Many products contain whole grain and refined flour, so recognizing good sources is not clear-cut. These tips will help you evaluate products:
1. Look for the Whole Grain Stamp, a symbol now on hundreds of packages. The 100% Whole Grain Stamp identifies products that are 100% whole grain while the basic Whole Grain Stamp appears on products containing at least half a serving of whole grain.
2. Check the package label. Many whole grain products do not bear a stamp. Some list grams of whole grain on the package, or label a product as “100% whole grain.” Be skeptical if you see phrases like “made with whole grain” or if the word “whole” is not used.
3. Focus on the ingredient list. If a whole grain is listed in the first few ingredients, the product is a good source of whole grain. If enriched wheat flour, or white flour appears at the beginning of the list, it is not a good source.

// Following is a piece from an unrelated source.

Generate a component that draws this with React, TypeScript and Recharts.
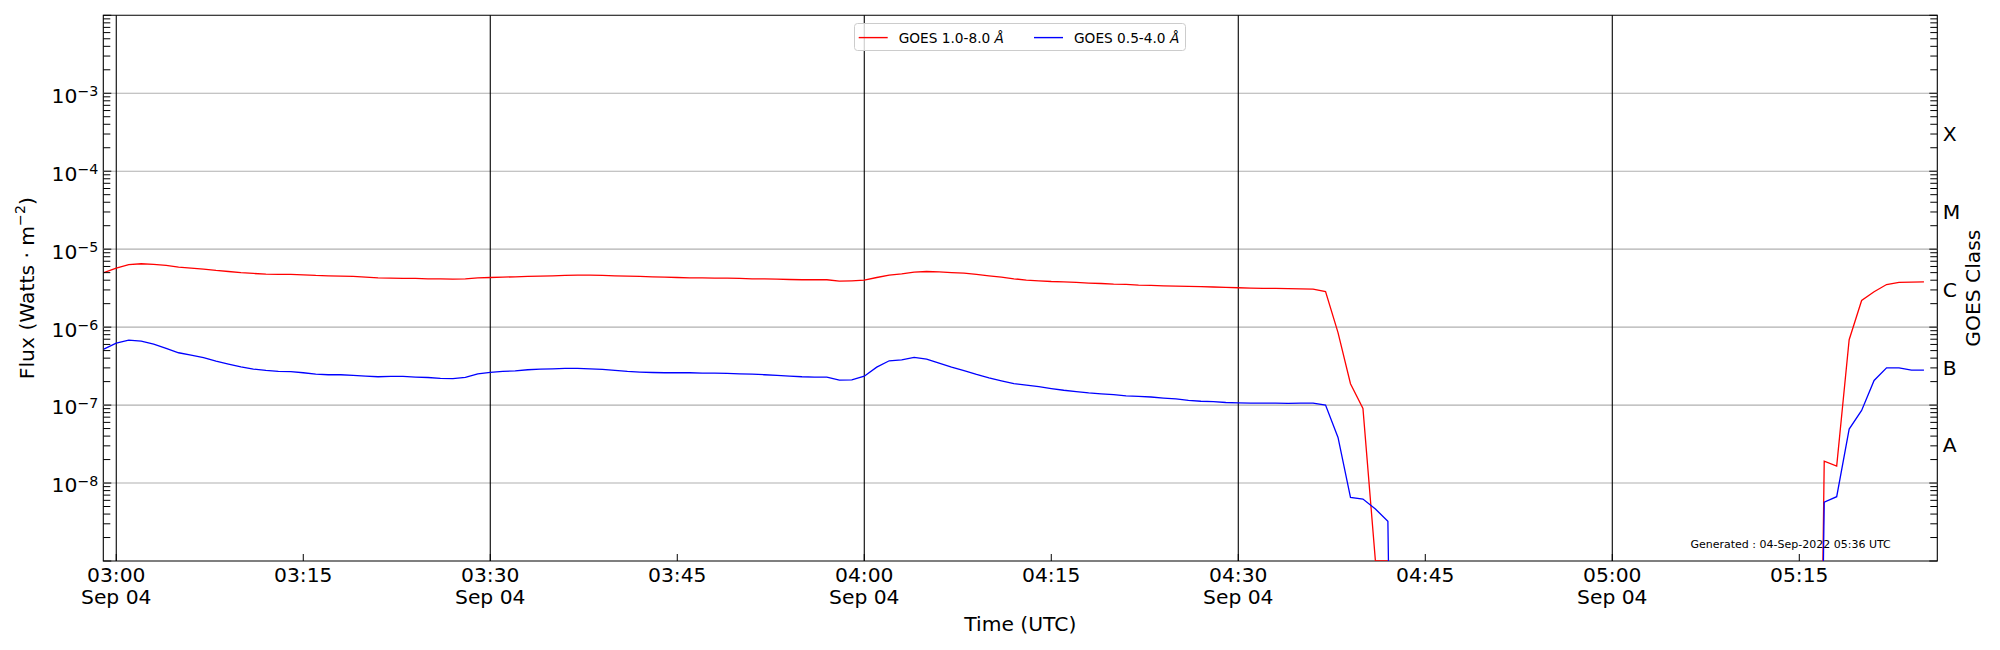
import React from "react";
import {
  LineChart,
  Line,
  XAxis,
  YAxis,
  ReferenceLine,
  ReferenceArea,
  Legend,
} from "recharts";

const FONT = '"DejaVu Sans", sans-serif';
const BELOW = 1e-20; // flux at/below zero: matplotlib clips it off the log axis

// minutes after 03:00 UT on 04-Sep-2022 (1-min averages)
const MINUTES = [
  -1, 0, 1, 2, 3, 4, 5, 6, 7, 8, 9,
  10, 11, 12, 13, 14, 15, 16, 17, 18, 19,
  20, 21, 22, 23, 24, 25, 26, 27, 28, 29,
  30, 31, 32, 33, 34, 35, 36, 37, 38, 39,
  40, 41, 42, 43, 44, 45, 46, 47, 48, 49,
  50, 51, 52, 53, 54, 55, 56, 57, 58, 59,
  60, 61, 62, 63, 64, 65, 66, 67, 68, 69,
  70, 71, 72, 73, 74, 75, 76, 77, 78, 79,
  80, 81, 82, 83, 84, 85, 86, 87, 88, 89,
  90, 91, 92, 93, 94, 95, 96, 97, 98, 99,
  100, 101, 102, 103, 104,
  136, 137, 138, 139, 140, 141, 142, 143, 144, 145,
];

// GOES 1.0-8.0 Å (W m^-2)
const XRS_LONG = [
  5.0e-6, 5.7e-6, 6.35e-6, 6.5e-6, 6.4e-6, 6.18e-6, 5.88e-6, 5.7e-6, 5.55e-6, 5.33e-6, 5.17e-6,
  5.0e-6, 4.88e-6, 4.78e-6, 4.74e-6, 4.74e-6, 4.69e-6, 4.6e-6, 4.55e-6, 4.5e-6, 4.47e-6,
  4.38e-6, 4.29e-6, 4.25e-6, 4.21e-6, 4.21e-6, 4.17e-6, 4.17e-6, 4.12e-6, 4.17e-6, 4.29e-6,
  4.33e-6, 4.38e-6, 4.42e-6, 4.47e-6, 4.5e-6, 4.55e-6, 4.6e-6, 4.64e-6, 4.64e-6, 4.6e-6,
  4.55e-6, 4.5e-6, 4.47e-6, 4.42e-6, 4.38e-6, 4.33e-6, 4.29e-6, 4.29e-6, 4.25e-6, 4.25e-6,
  4.21e-6, 4.17e-6, 4.17e-6, 4.12e-6, 4.08e-6, 4.05e-6, 4.05e-6, 4.05e-6, 3.89e-6, 3.93e-6,
  4.0e-6, 4.33e-6, 4.64e-6, 4.83e-6, 5.07e-6, 5.17e-6, 5.12e-6, 5.0e-6, 4.92e-6, 4.74e-6,
  4.55e-6, 4.38e-6, 4.17e-6, 4.01e-6, 3.93e-6, 3.85e-6, 3.81e-6, 3.74e-6, 3.67e-6, 3.63e-6,
  3.56e-6, 3.53e-6, 3.46e-6, 3.43e-6, 3.39e-6, 3.36e-6, 3.33e-6, 3.3e-6, 3.27e-6, 3.23e-6,
  3.2e-6, 3.17e-6, 3.15e-6, 3.14e-6, 3.12e-6, 3.1e-6, 3.08e-6, 2.85e-6, 8.5e-7, 1.88e-7,
  9.06e-8, 1e-9, 1e-9, BELOW, null,
  BELOW, 1.91e-8, 1.65e-8, 6.9e-7, 2.2e-6, 2.84e-6, 3.52e-6, 3.74e-6, 3.78e-6, 3.81e-6,
];

// GOES 0.5-4.0 Å (W m^-2)
const XRS_SHORT = [
  5.22e-7, 6.24e-7, 6.81e-7, 6.62e-7, 6.05e-7, 5.33e-7, 4.69e-7, 4.38e-7, 4.05e-7, 3.67e-7, 3.36e-7,
  3.1e-7, 2.9e-7, 2.78e-7, 2.7e-7, 2.68e-7, 2.6e-7, 2.5e-7, 2.45e-7, 2.45e-7, 2.4e-7,
  2.35e-7, 2.31e-7, 2.33e-7, 2.33e-7, 2.29e-7, 2.26e-7, 2.2e-7, 2.18e-7, 2.26e-7, 2.52e-7,
  2.62e-7, 2.7e-7, 2.75e-7, 2.84e-7, 2.9e-7, 2.92e-7, 2.95e-7, 2.95e-7, 2.92e-7, 2.87e-7,
  2.78e-7, 2.7e-7, 2.65e-7, 2.62e-7, 2.6e-7, 2.6e-7, 2.6e-7, 2.57e-7, 2.57e-7, 2.55e-7,
  2.52e-7, 2.5e-7, 2.45e-7, 2.4e-7, 2.35e-7, 2.31e-7, 2.29e-7, 2.29e-7, 2.09e-7, 2.11e-7,
  2.35e-7, 3.07e-7, 3.7e-7, 3.8e-7, 4.08e-7, 3.89e-7, 3.46e-7, 3.07e-7, 2.76e-7, 2.47e-7,
  2.24e-7, 2.05e-7, 1.88e-7, 1.8e-7, 1.72e-7, 1.63e-7, 1.55e-7, 1.49e-7, 1.43e-7, 1.39e-7,
  1.36e-7, 1.31e-7, 1.29e-7, 1.27e-7, 1.23e-7, 1.2e-7, 1.15e-7, 1.12e-7, 1.11e-7, 1.08e-7,
  1.07e-7, 1.06e-7, 1.06e-7, 1.06e-7, 1.05e-7, 1.06e-7, 1.06e-7, 1.0e-7, 3.85e-8, 6.55e-9,
  6.23e-9, 4.65e-9, 3.23e-9, BELOW, null,
  BELOW, 5.7e-9, 6.68e-9, 4.92e-8, 8.55e-8, 2.07e-7, 3.01e-7, 3.01e-7, 2.81e-7, 2.81e-7,
];

const X_DOMAIN = [-1.04, 146.07];
const TICK_MIN = [0, 15, 30, 45, 60, 75, 90, 105, 120, 135];
const TICK_TIME = ["03:00", "03:15", "03:30", "03:45", "04:00", "04:15", "04:30", "04:45", "05:00", "05:15"];
const TICK_DATE = ["Sep 04", "", "Sep 04", "", "Sep 04", "", "Sep 04", "", "Sep 04", ""];

const Y_DOMAIN = [1e-9, 1e-2];
const DECADES = [1e-9, 1e-8, 1e-7, 1e-6, 1e-5, 1e-4, 1e-3, 1e-2];
const LABELLED_EXP = [-8, -7, -6, -5, -4, -3];
const CLASS_NAMES = ["A", "B", "C", "M", "X"];
const CLASS_EXP = [-7.5, -6.5, -5.5, -4.5, -3.5];

const minorTicks = DECADES.slice(0, -1).flatMap((d) =>
  [2, 3, 4, 5, 6, 7, 8, 9].map((m) => m * d)
);
const LEFT_TICKS = [...DECADES, ...minorTicks];
const CLASS_TICKS = CLASS_EXP.map((e) => Math.pow(10, e));
const RIGHT_TICKS = [...LEFT_TICKS, ...CLASS_TICKS];

const rows = MINUTES.map((t, i) => ({ t, long: XRS_LONG[i], short: XRS_SHORT[i] }));

const near = (a: number, b: number) => Math.abs(a / b - 1) < 1e-6;
const isDecade = (v: number) => DECADES.some((d) => near(v, d));

function TimeTick(props: any) {
  const { x, y, payload } = props;
  const i = TICK_MIN.indexOf(payload.value);
  return (
    <g>
      <line x1={x} x2={x} y1={y} y2={y - 7} stroke="#000" strokeWidth={1} />
      <text x={x} y={y + 20.7} textAnchor="middle" fontSize={20.3} fontFamily={FONT} fill="#000">
        {TICK_TIME[i]}
      </text>
      {TICK_DATE[i] ? (
        <text x={x} y={y + 43.3} textAnchor="middle" fontSize={20.3} fontFamily={FONT} fill="#000">
          {TICK_DATE[i]}
        </text>
      ) : null}
    </g>
  );
}

function FluxTick(props: any) {
  const { x, y, payload } = props;
  const v = payload.value;
  const major = isDecade(v);
  const exp = Math.round(Math.log10(v));
  const show = major && LABELLED_EXP.includes(exp);
  return (
    <g>
      <line x1={x} x2={x + (major ? 8 : 7)} y1={y} y2={y} stroke="#000" strokeWidth={1} />
      {show ? (
        <text x={x - 5} y={y + 9.4} textAnchor="end" fontSize={20.3} fontFamily={FONT} fill="#000">
          10
          <tspan dy={-6.7} fontSize={14.2}>{"\u2212" + Math.abs(exp)}</tspan>
        </text>
      ) : null}
    </g>
  );
}

function ClassTick(props: any) {
  const { x, y, payload } = props;
  const v = payload.value;
  const c = CLASS_TICKS.findIndex((k) => near(v, k));
  if (c >= 0) {
    return (
      <text x={x + 5.4} y={y + 8.4} textAnchor="start" fontSize={20.3} fontFamily={FONT} fill="#000">
        {CLASS_NAMES[c]}
      </text>
    );
  }
  const major = isDecade(v);
  return <line x1={x} x2={x - (major ? 8 : 7)} y1={y} y2={y} stroke="#000" strokeWidth={1} />;
}

function FluxTitle(props: any) {
  const vb = props.viewBox;
  const cx = vb.x + vb.width - 76;
  const cy = vb.y + vb.height / 2;
  return (
    <text
      x={cx}
      y={cy}
      transform={`rotate(-90, ${cx}, ${cy})`}
      textAnchor="middle"
      dominantBaseline="central"
      fontSize={20.3}
      fontFamily={FONT}
      fill="#000"
    >
      Flux (Watts · m
      <tspan dy={-7} fontSize={14.2}>{"\u22122"}</tspan>
      <tspan dy={7}>)</tspan>
    </text>
  );
}

function ClassTitle(props: any) {
  const vb = props.viewBox;
  const cx = vb.x + 36;
  const cy = vb.y + vb.height / 2;
  return (
    <text
      x={cx}
      y={cy}
      transform={`rotate(-90, ${cx}, ${cy})`}
      textAnchor="middle"
      dominantBaseline="central"
      fontSize={20.3}
      fontFamily={FONT}
      fill="#000"
    >
      GOES Class
    </text>
  );
}

function TimeTitle(props: any) {
  const vb = props.viewBox;
  return (
    <g>
      <text
        x={vb.x + vb.width / 2}
        y={vb.y + 70}
        textAnchor="middle"
        fontSize={20.3}
        fontFamily={FONT}
        fill="#000"
      >
        Time (UTC)
      </text>
      <text
        x={vb.x + vb.width * 0.9746}
        y={vb.y - 13}
        textAnchor="end"
        fontSize={11}
        fontFamily={FONT}
        fill="#000"
      >
        Generated : 04-Sep-2022 05:36 UTC
      </text>
    </g>
  );
}

function LegendBox() {
  const entries = [
    { color: "#ff0000", label: "GOES 1.0-8.0 ", x0: 4.7, tx: 44.7 },
    { color: "#0000ff", label: "GOES 0.5-4.0 ", x0: 180, tx: 220 },
  ];
  return (
    <svg width={332} height={28} style={{ display: "block" }}>
      <rect x={0.5} y={0.5} width={331} height={27} rx={3} fill="rgba(255,255,255,0.8)" stroke="#cccccc" />
      {entries.map((e) => (
        <g key={e.label}>
          <line x1={e.x0} x2={e.x0 + 29} y1={14.6} y2={14.6} stroke={e.color} strokeWidth={1.4} />
          <text x={e.tx} y={19.5} fontSize={13.7} fontFamily={FONT} fill="#000">
            {e.label}
            <tspan fontStyle="italic">Å</tspan>
          </text>
        </g>
      ))}
    </svg>
  );
}

export default function App() {
  return (
    <div
      style={{
        position: "absolute",
        left: 0,
        top: 0,
        width: 2000,
        height: 650,
        background: "#fff",
        fontFamily: FONT,
      }}
    >
      <LineChart
        width={2000}
        height={650}
        data={rows}
        margin={{ top: 15.3, right: 22.7, bottom: 29, left: 43.3 }}
      >
        <XAxis
          dataKey="t"
          type="number"
          domain={X_DOMAIN}
          allowDataOverflow
          ticks={TICK_MIN}
          interval={0}
          height={60}
          tickSize={0}
          tickMargin={0}
          tickLine={false}
          axisLine={false}
          tick={<TimeTick />}
          label={(p: any) => <TimeTitle {...p} />}
        />
        <YAxis
          yAxisId="left"
          scale="log"
          type="number"
          domain={Y_DOMAIN}
          allowDataOverflow
          ticks={LEFT_TICKS}
          interval={0}
          width={60}
          tickSize={0}
          tickMargin={0}
          tickLine={false}
          axisLine={false}
          tick={<FluxTick />}
          label={(p: any) => <FluxTitle {...p} />}
        />
        <YAxis
          yAxisId="right"
          orientation="right"
          scale="log"
          type="number"
          domain={Y_DOMAIN}
          allowDataOverflow
          ticks={RIGHT_TICKS}
          interval={0}
          width={40}
          tickSize={0}
          tickMargin={0}
          tickLine={false}
          axisLine={false}
          tick={<ClassTick />}
          label={(p: any) => <ClassTitle {...p} />}
        />
        {LABELLED_EXP.map((e) => (
          <ReferenceLine
            key={"h" + e}
            yAxisId="left"
            y={Math.pow(10, e)}
            stroke="#b0b0b0"
            strokeWidth={1.1}
          />
        ))}
        {TICK_MIN.filter((_, i) => TICK_DATE[i]).map((m) => (
          <ReferenceLine key={"v" + m} yAxisId="left" x={m} stroke="#000" strokeWidth={1.1} />
        ))}
        <Line
          yAxisId="left"
          dataKey="long"
          name="GOES 1.0-8.0 Å"
          type="linear"
          stroke="#ff0000"
          strokeWidth={1.3}
          dot={false}
          activeDot={false}
          connectNulls={false}
          isAnimationActive={false}
        />
        <Line
          yAxisId="left"
          dataKey="short"
          name="GOES 0.5-4.0 Å"
          type="linear"
          stroke="#0000ff"
          strokeWidth={1.3}
          dot={false}
          activeDot={false}
          connectNulls={false}
          isAnimationActive={false}
        />
        <ReferenceArea
          yAxisId="left"
          x1={X_DOMAIN[0]}
          x2={X_DOMAIN[1]}
          y1={Y_DOMAIN[0]}
          y2={Y_DOMAIN[1]}
          fill="none"
          fillOpacity={0}
          stroke="#000"
          strokeWidth={1.1}
        />
        <Legend
          layout="vertical"
          align="center"
          verticalAlign="middle"
          wrapperStyle={{ left: 854.3, top: 22.7, width: 332, height: 28 }}
          content={() => <LegendBox />}
        />
      </LineChart>
    </div>
  );
}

A product containing some whole grain is better than one made solely from refined flour. Some whole grains are better than none!
What about white wheat?
For those that prefer the taste and texture of white bread, select white whole wheat bread. White whole wheat bread is made with white wheat, a variety of wheat that is lighter in color and texture. It offers the same benefits of traditional red wheat. Remember, if the label doesn’t say “whole” white wheat, it isn’t a whole grain product.
A word on fiber
A high fiber food does not imply a food is whole grain. Different grains naturally contain various amounts of fiber. Food companies have started to add isolated fibers such as inulin, maltodextrin, and polydextrose to their products that increase fiber content, however, they do not provide the same health benefits of whole grains.